For the most part, I believe your habits should be downstream of your goals, and am loathe to prescribe any.
However I do think there’s one habit that just about anyone would benefit from.
Not all tasks are created equal. There are some tasks that, if accomplished, would have dramatically more impact on your vision than others. I call these your Most Vital Task (or MVT).
I believe identifying your MVT and consistently carving out the space to complete it would represent a material improvement in your ability to make progress on your goals.
Asking the Right Question
There are a number of questions you can ask yourself to find your MVT. Some of my favorites:
- The One Thing Question: What is the one thing I could do, such that by doing it, everything else will be either easier or unnecessary? (via Gary Keller)
- The Urgency Question: If you only had a year to accomplish your 10 year plan, how would you do it? (via Peter Thiel)
- The Limiting Step Question: Of all the steps in this process, which one represents the bottleneck?
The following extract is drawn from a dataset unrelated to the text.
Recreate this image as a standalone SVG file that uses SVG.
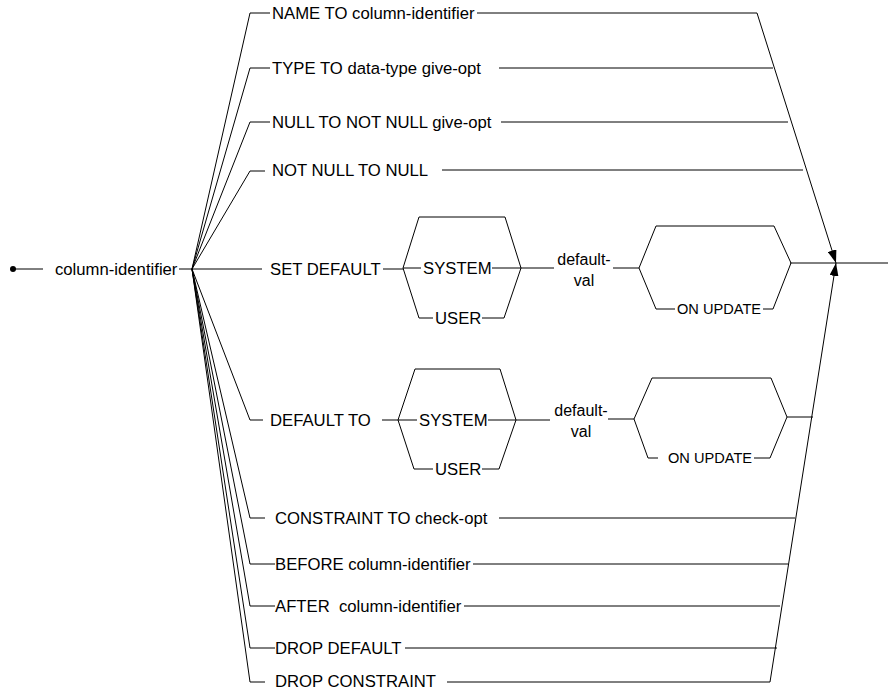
<svg xmlns="http://www.w3.org/2000/svg" width="892" height="692" viewBox="0 0 892 692">
<style>
text{font-family:"Liberation Sans",Arial,sans-serif;font-size:16.7px;fill:#000;white-space:pre}
.s{font-size:14.6px}
.d{font-size:16px}
.c line,.c polyline,.c polygon,.c path{stroke:#000;stroke-width:1;fill:none}
</style>
<defs>
<marker id="arr" markerUnits="userSpaceOnUse" markerWidth="13" markerHeight="9" refX="13" refY="4.5" orient="auto">
<path d="M0,0 L13,4.5 L0,9 z" fill="#000"/>
</marker>
</defs>
<rect width="892" height="692" fill="#fff"/>
<g id="start">
<circle cx="13" cy="269" r="3" fill="#000"/>
<text x="55" y="275">column-identifier</text>
</g>
<g id="n-name"><text x="272" y="19">NAME TO column-identifier</text></g>
<g id="n-type"><text x="272" y="74">TYPE TO data-type give-opt</text></g>
<g id="n-null"><text x="272" y="128">NULL TO NOT NULL give-opt</text></g>
<g id="n-notnull"><text x="272" y="176">NOT NULL TO NULL</text></g>
<g id="n-setdefault"><text x="270" y="275">SET DEFAULT</text></g>
<g id="n-system1"><text x="423" y="274">SYSTEM</text></g>
<g id="n-user1"><text x="435" y="324">USER</text></g>
<g id="n-val1"><text class="d" x="584" y="265" text-anchor="middle">default-</text><text class="d" x="584" y="286" text-anchor="middle">val</text></g>
<g id="n-onupd1"><text class="s" x="677" y="314">ON UPDATE</text></g>
<g id="n-defaultto"><text x="270" y="426">DEFAULT TO</text></g>
<g id="n-system2"><text x="419" y="426">SYSTEM</text></g>
<g id="n-user2"><text x="435" y="475">USER</text></g>
<g id="n-val2"><text class="d" x="581" y="416" text-anchor="middle">default-</text><text class="d" x="581" y="437" text-anchor="middle">val</text></g>
<g id="n-onupd2"><text class="s" x="668" y="463">ON UPDATE</text></g>
<g id="n-constraint"><text x="275" y="524">CONSTRAINT TO check-opt</text></g>
<g id="n-before"><text x="275" y="570">BEFORE column-identifier</text></g>
<g id="n-after"><text x="275" y="612">AFTER  column-identifier</text></g>
<g id="n-dropdef"><text x="275" y="654">DROP DEFAULT</text></g>
<g id="n-dropcon"><text x="275" y="687">DROP CONSTRAINT</text></g>
<g id="connectors" class="c">
<line x1="13" y1="269" x2="43" y2="269"/>
<line x1="179" y1="269" x2="192" y2="269"/>
<polyline points="192,269 250,13 270,13"/>
<polyline points="192,269 250,68 270,68"/>
<polyline points="192,269 250,122 270,122"/>
<polyline points="192,269 250,171 265,171"/>
<line x1="192" y1="269" x2="262" y2="269"/>
<polyline points="192,269 250,420 263,420"/>
<polyline points="192,269 250,518 265,518"/>
<polyline points="192,269 250,564 275,564"/>
<polyline points="192,269 250,606 275,606"/>
<polyline points="192,269 250,648 275,648"/>
<polyline points="192,269 250,682 265,682"/>
<line x1="477" y1="13" x2="757" y2="13"/>
<line x1="499" y1="68" x2="773" y2="68"/>
<line x1="501" y1="122" x2="788" y2="122"/>
<line x1="442" y1="170" x2="803" y2="170"/>
<line x1="499" y1="518" x2="795" y2="518"/>
<line x1="473" y1="564" x2="788" y2="564"/>
<line x1="464" y1="606" x2="780" y2="606"/>
<line x1="405" y1="648" x2="777" y2="648"/>
<line x1="447" y1="682" x2="770" y2="682"/>
<line x1="757" y1="13" x2="836" y2="263" marker-end="url(#arr)"/>
<line x1="770" y1="682" x2="836" y2="263" marker-end="url(#arr)"/>
<line x1="790" y1="263" x2="888" y2="263"/>
<line x1="383" y1="269" x2="403" y2="269"/>
<polyline points="403,268 419,217 505,217 521,268 504,318 482,318"/>
<polyline points="403,268 419,318 433,318"/>
<line x1="403" y1="268" x2="421" y2="268"/>
<line x1="492" y1="268" x2="521" y2="268"/>
<line x1="521" y1="268" x2="554" y2="268"/>
<line x1="613" y1="268" x2="639" y2="268"/>
<polyline points="639,268 656,226 774,226 791,263 773,309 763,309"/>
<polyline points="639,268 656,309 675,309"/>
<line x1="382" y1="420" x2="398" y2="420"/>
<polyline points="398,420 415,369 500,369 516,420 499,469 482,469"/>
<polyline points="398,420 414,469 433,469"/>
<line x1="398" y1="420" x2="417" y2="420"/>
<line x1="488" y1="420" x2="516" y2="420"/>
<line x1="516" y1="420" x2="550" y2="420"/>
<line x1="608" y1="419" x2="634" y2="419"/>
<polyline points="634,419 652,378 771,378 787,417 770,458 754,458"/>
<polyline points="634,419 648,458 658,458"/>
<line x1="787" y1="417" x2="813" y2="417"/>
</g>
</svg>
How would I be able to remove that bottleneck? (via the Theory of Constraints, popularized by Eliyahu Goldratt)
- The next action question: we’ve already talked about this with Task Management. But often when you’re stuck it’s helpful to ask “what’s the next physical action I could take to move this forward?”
- The reverse engineering question: We did a version of this when we did our Vision Plans. For your yearly goal, ask yourself what needs to happen next quarter? Then next month? Then next week? And so on.
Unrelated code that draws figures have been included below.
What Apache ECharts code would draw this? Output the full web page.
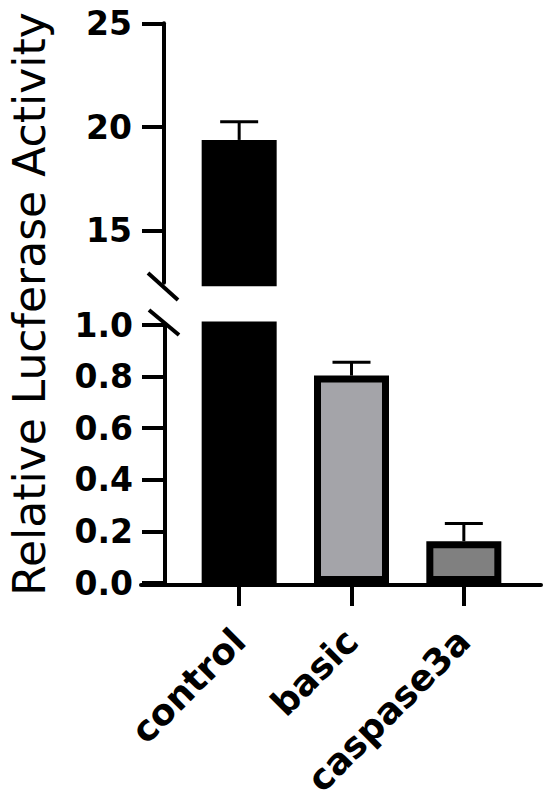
<!DOCTYPE html>
<html>
<head>
<meta charset="utf-8">
<script src="https://cdn.jsdelivr.net/npm/echarts@6/dist/echarts.min.js"></script>
<style>html,body{margin:0;padding:0;background:#fff}#c{width:550px;height:800px}</style>
</head>
<body>
<div id="c"></div>
<script>
const categories = ['control', 'basic', 'caspase3a'];
const means = [19.38, 0.804, 0.162];
const errors = [0.88, 0.052, 0.069];
const barColors = ['#000000', '#a4a4a9', '#808080'];
const topTicks = [15, 20, 25];
const topRange = [12.5, 25];
const bottomRange = [0, 1.0];
const yTitle = 'Relative Lucferase Activity';

const chart = echarts.init(document.getElementById('c'), null, {renderer: 'svg'});
const FONT = 'DejaVu Sans';
const G = {left: 183, width: 337};

const barData = means.map((v, i) => ({value: v, itemStyle: {color: barColors[i]}}));
const errData = means.map((v, i) => [i, v, v + errors[i]]);
const topErr = errData.filter(d => d[1] > topRange[0]);
const botErr = errData.filter(d => d[1] <= bottomRange[1]);

function renderErr(params, api) {
  const x = api.value(0), lo = api.value(1), hi = api.value(2);
  const p0 = api.coord([x, lo]);
  const p1 = api.coord([x, hi]);
  const st = {stroke: '#000', lineWidth: 3};
  return {type: 'group', children: [
    {type: 'line', shape: {x1: p0[0], y1: p0[1], x2: p1[0], y2: p1[1]}, style: st},
    {type: 'line', shape: {x1: p1[0] - 19, y1: p1[1], x2: p1[0] + 19, y2: p1[1]}, style: st}
  ]};
}

const yLabel = {fontFamily: FONT, fontWeight: 'bold', fontSize: 33, color: '#000', margin: 32};
const axisLineStyle = {color: '#000', width: 4};

chart.setOption({
  animation: false,
  backgroundColor: '#fff',
  grid: [
    {left: G.left, width: G.width, top: 23.3, height: 259.4},
    {left: G.left, width: G.width, top: 325, height: 260},
    {left: 141, width: 400, top: 584, height: 1}
  ],
  xAxis: [
    {gridIndex: 0, type: 'category', data: categories, show: false},
    {gridIndex: 1, type: 'category', data: categories,
      axisLine: {show: false},
      axisTick: {show: true, alignWithLabel: true, length: 23, lineStyle: {color: '#000', width: 4}},
      axisLabel: {rotate: 45, interval: 0, fontFamily: FONT, fontWeight: 'bold', fontSize: 36, color: '#000', margin: 52}
    },
    {gridIndex: 2, type: 'value', min: 0, max: 1,
      axisLine: {show: true, lineStyle: axisLineStyle},
      axisTick: {show: false}, axisLabel: {show: false}, splitLine: {show: false}}
  ],
  yAxis: [
    {gridIndex: 0, type: 'value', min: topRange[0], max: topRange[1], offset: 19,
      axisLine: {show: true, lineStyle: axisLineStyle},
      axisTick: {show: true, length: 22, lineStyle: {color: '#000', width: 4}, customValues: topTicks},
      axisLabel: Object.assign({customValues: topTicks}, yLabel),
      splitLine: {show: false}},
    {gridIndex: 1, type: 'value', min: bottomRange[0], max: bottomRange[1], interval: 0.2, offset: 18,
      axisLine: {show: true, lineStyle: axisLineStyle},
      axisTick: {show: true, length: 23, lineStyle: {color: '#000', width: 4}},
      axisLabel: Object.assign({formatter: v => v.toFixed(1)}, yLabel),
      splitLine: {show: false}},
    {gridIndex: 2, type: 'value', show: false}
  ],
  series: [
    {type: 'custom', xAxisIndex: 0, yAxisIndex: 0, renderItem: renderErr, data: topErr, z: 1},
    {type: 'custom', xAxisIndex: 1, yAxisIndex: 1, renderItem: renderErr, data: botErr, z: 1},
    {type: 'bar', xAxisIndex: 0, yAxisIndex: 0, data: barData.map(d => d.value > topRange[0] ? d : '-'),
      barWidth: 75, clip: true, z: 3, itemStyle: {borderColor: '#000', borderWidth: 7}},
    {type: 'bar', xAxisIndex: 1, yAxisIndex: 1, data: barData,
      barWidth: 75, clip: true, z: 3, itemStyle: {borderColor: '#000', borderWidth: 7}}
  ],
  graphic: [
    {type: 'text', x: 29, y: 304, z: 10, rotation: Math.PI / 2,
      style: {text: yTitle, fontFamily: FONT, fontSize: 44, fill: '#000', align: 'center', verticalAlign: 'middle'}},
    {type: 'line', shape: {x1: 148, y1: 273, x2: 178, y2: 300}, style: {stroke: '#000', lineWidth: 4}, z: 10},
    {type: 'line', shape: {x1: 149, y1: 310, x2: 179, y2: 335}, style: {stroke: '#000', lineWidth: 4}, z: 10}
  ]
});
</script>
</body>
</html>
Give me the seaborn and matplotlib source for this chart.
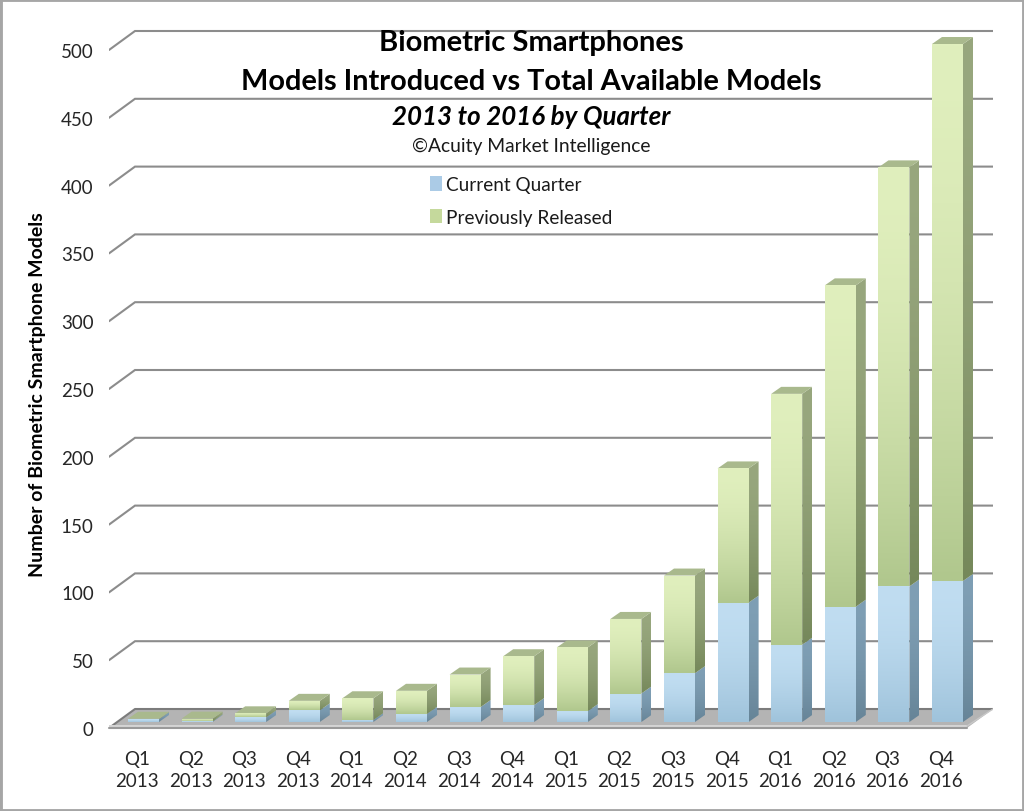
#!/usr/bin/python
import matplotlib
matplotlib.use('Agg')
import matplotlib.pyplot as plt
import matplotlib.transforms as mtrans
from matplotlib.colors import to_rgb
from matplotlib.patches import Patch, Polygon, Rectangle
import numpy as np
import pandas as pd
import seaborn as sns

quarters = ['Q1\n2013', 'Q2\n2013', 'Q3\n2013', 'Q4\n2013',
            'Q1\n2014', 'Q2\n2014', 'Q3\n2014', 'Q4\n2014',
            'Q1\n2015', 'Q2\n2015', 'Q3\n2015', 'Q4\n2015',
            'Q1\n2016', 'Q2\n2016', 'Q3\n2016', 'Q4\n2016']
current = [2, 0.5, 3.4, 8.6, 1.5, 6, 11, 12.5, 8, 21, 36, 88, 57, 85, 100, 104]
previous = [0.4, 2, 3, 7, 16, 17, 24, 36, 47, 55, 72, 99, 185, 237, 309, 396]
y_ticks = [0, 50, 100, 150, 200, 250, 300, 350, 400, 450, 500]

W, H = 1024, 812
STEP = 53.6          # px between bars
UNIT = 1.356         # px per model
BASE_X, BASE_Y = 143.5, 723   # px of first bar centre / bar foot


def dx(px):
    return px / STEP


def dy(px):
    return px / UNIT


sns.set_theme(style='white')
plt.rcParams['font.family'] = ['Lato', 'DejaVu Sans']
plt.rcParams['text.color'] = '#1a1a1a'

df = pd.DataFrame({'quarter': quarters, 'current': current, 'previous': previous})

fig = plt.figure(figsize=(W / 100, H / 100), dpi=100, facecolor='white')
ax = fig.add_axes([109 / W, (H - 729) / H, 884 / W, 709 / H])

sns.barplot(data=df, x='quarter', y='current', color='#afd0e6', width=31 / STEP,
            saturation=1, ax=ax, zorder=3, linewidth=0)
sns.barplot(data=df, x='quarter', y='previous', bottom=df['current'], color='#cfe2a6',
            width=31 / STEP, saturation=1, ax=ax, zorder=3, linewidth=0)

x_left, x_back = dx(109 - BASE_X), dx(135 - BASE_X)
x_right = dx(993 - BASE_X)
x_front_right = dx(967 - BASE_X)
lift_back = dy(BASE_Y - 710)
drop_front = dy(729 - BASE_Y)

# back wall grid with the slanted stub on the left
for v in y_ticks[1:]:
    ax.plot([x_left, x_back, x_right], [v - drop_front, v + lift_back, v + lift_back],
            color='#8c8c8c', lw=1.5, zorder=1, solid_joinstyle='miter')

# floor
ax.add_patch(Polygon([(x_left, -drop_front), (x_front_right, -drop_front),
                      (x_right, lift_back), (x_back, lift_back)],
                     closed=True, fc='#b4b4b4', ec='none', zorder=1.5))
ax.plot([x_left, x_back, x_right], [-drop_front, lift_back, lift_back],
        color='#7c7c7c', lw=1.5, zorder=1.6)
ax.add_patch(Rectangle((x_left, -drop_front), x_front_right - x_left, dy(3),
                       fc='#d4d4d4', ec='none', zorder=1.7))
ax.plot([x_left, x_front_right], [-drop_front, -drop_front], color='#9a9a9a', lw=1.5,
        zorder=1.8, clip_on=False)
ax.plot([x_front_right, x_right], [-drop_front + dy(2), lift_back], color='#c8c8c8', lw=1,
        zorder=1.8)


def fill(patch, top, bottom, x0, x1, y0, y1, z):
    t = np.linspace(0, 1, 128)[:, None] ** 1.7
    grad = (1 - t) * np.array(to_rgb(top)) + t * np.array(to_rgb(bottom))
    im = ax.imshow(grad[:, None, :], extent=(x0, x1, y0, y1), aspect='auto', origin='upper',
                   interpolation='bilinear', zorder=z)
    im.set_clip_path(patch)


def block(bar, top, bottom, side_top, side_bottom):
    x0, x1 = bar.get_x(), bar.get_x() + bar.get_width()
    y0, y1 = bar.get_y(), bar.get_y() + bar.get_height()
    ox, oy = dx(10), dy(7)
    fill(bar, top, bottom, x0, x1, y0, y1, 3)
    side = Polygon([(x1, y0), (x1 + ox, y0 + oy), (x1 + ox, y1 + oy), (x1, y1)],
                   closed=True, fc='none', ec='none', transform=ax.transData)
    ax.add_patch(side)
    fill(side, side_top, side_bottom, x1, x1 + ox, y0, y1 + oy, 2.5)


for bar in ax.containers[0]:
    block(bar, '#c0ddf1', '#9fc3db', '#7f9fb5', '#668497')
for bar in ax.containers[1]:
    block(bar, '#e0efbd', '#b0c78d', '#98a77e', '#75885a')

# lid of each column
for i, bar in enumerate(ax.containers[1]):
    x0, x1 = bar.get_x(), bar.get_x() + bar.get_width()
    y1 = bar.get_y() + bar.get_height()
    ox, oy = dx(10), dy(7)
    ax.add_patch(Polygon([(x0, y1), (x1, y1), (x1 + ox, y1 + oy), (x0 + ox, y1 + oy)],
                         closed=True, fc='#a9b98d', ec='none', zorder=2.6))

ax.set_xlim(dx(109 - BASE_X), dx(993 - BASE_X))
ax.set_ylim(-drop_front, dy(BASE_Y - 20))
sns.despine(ax=ax, left=True, bottom=True)

ax.set_yticks([v - drop_front for v in y_ticks])
ax.set_yticklabels([str(v) for v in y_ticks], fontsize=13.5)
ax.tick_params(axis='y', length=0, pad=11)
ax.tick_params(axis='x', length=0, pad=16, labelsize=13.5)
ax.set_xlabel('')
ax.set_ylabel('Number of Biometric Smartphone Models', fontsize=14, fontweight='bold',
              color='black')
ax.yaxis.set_label_coords((46 - 109) / 884, (729 - 395) / 709)

shift = mtrans.ScaledTranslation(-6.5 / 100, 0, fig.dpi_scale_trans)
for lab in ax.get_xticklabels():
    lab.set_transform(lab.get_transform() + shift)
    lab.set_linespacing(1.35)

cx = 531 / W
fig.text(cx, 1 - 43.5 / H, 'Biometric Smartphones', fontsize=21, fontweight='bold',
         color='black', ha='center', va='center')
fig.text(cx, 1 - 82 / H, 'Models Introduced vs Total Available Models', fontsize=20.8,
         fontweight='bold', color='black', ha='center', va='center')
fig.text(cx, 1 - 117 / H, '2013 to 2016 by Quarter', fontsize=18.6, fontweight='bold',
         fontstyle='italic', color='black', ha='center', va='center')
fig.text(cx, 1 - 146 / H, '©Acuity Market Intelligence', fontsize=13.9,
         ha='center', va='center')

handles = [Patch(fc='#abcbe6', ec='none'), Patch(fc='#c5d99c', ec='none')]
ax.legend(handles, ['Current Quarter', 'Previously Released'], frameon=False, fontsize=13.7,
          handlelength=0.65, handleheight=0.8, handletextpad=0.2, labelspacing=0.8,
          loc='center left', borderpad=0, borderaxespad=0,
          bbox_to_anchor=(430 / W, 1 - 202 / H),
          bbox_transform=fig.transFigure)

fig.add_artist(Rectangle((0, 0), 1, 1, transform=fig.transFigure, fill=False,
                         ec='#a6a6a6', lw=3.5))

plt.savefig('out.png', dpi=100)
Making sure your MVT gets done.
Now that you’ve identified your MVT, how do you make sure you consistently tackle it?
This is where supplementing with other habits becomes relevant. Some suggestions you might try:
- After I get to my computer, I will put my phone and computer into do not disturb mode.
- After I turn my computer on, I will only open the one application I need to complete the MVT.
- After I turn my computer on, I will set a timer for 5 minutes (to start) and commit to single task for the duration of that timer.